I headed back to Burgmann for dinner and learned that I had won the talent show for Burgmann!! This means that I get to perform again on Sunday for the Interhall Talent Show. I'm not really sure what dance I'm going to be doing yet but I'm sure I'll think of something. I was really happy to hear that the Interhall Talent Show was on Sunday because for a while I was debating not performing so that I could go to Adam's dance expo on Saturday. The BRA calender says that the talent show is on Saturday at the same time the expo is. But apparently the calender is wrong and I'm able to do it all!! I'm so excited to be performing again.

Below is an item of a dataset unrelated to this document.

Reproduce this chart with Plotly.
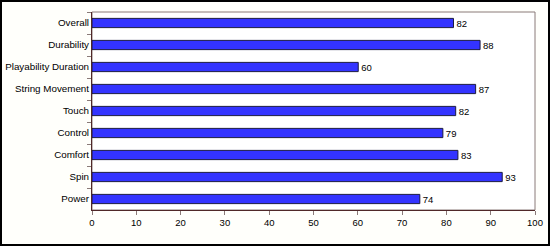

Tomorrow is Blue Planet Prac and I'm a little nervous about that because I have a feeling there is going to be some awkwardness. Although I'm clearing up the air a little with our Prof in the morning so hopefully that won't make the atmosphere too thick with tension. I'm gone in four/five weeks anyway so it's not that big of a deal if they don't talk to me for the rest of the week because this is technically our last week of classes. Next week is kind of a joke in terms of lectures... it's all prep for exams kinda stuff. If anything I'll just update them about the situation and then go back to my I don't exist state of being in class. I've lost friends before... and the fact that I'm losing friends who I'd lose to distance anyway really isn't bothering me that much. I know it's bad to say but I've always had friendship issues and anyone from Hawaii or Skidmore will agree with that. If I may never see you again I'll burn bridges to make it less of a sad good bye. It's the way I've always been.

Tomorrow I'll update you on my roller coaster of emotions... more than likely i'll be upset and sad and pretty much everything negative because I'm predicting a pretty shit day. I may be frowning but at least I'm doing handstands so it looks like a smile. Laters!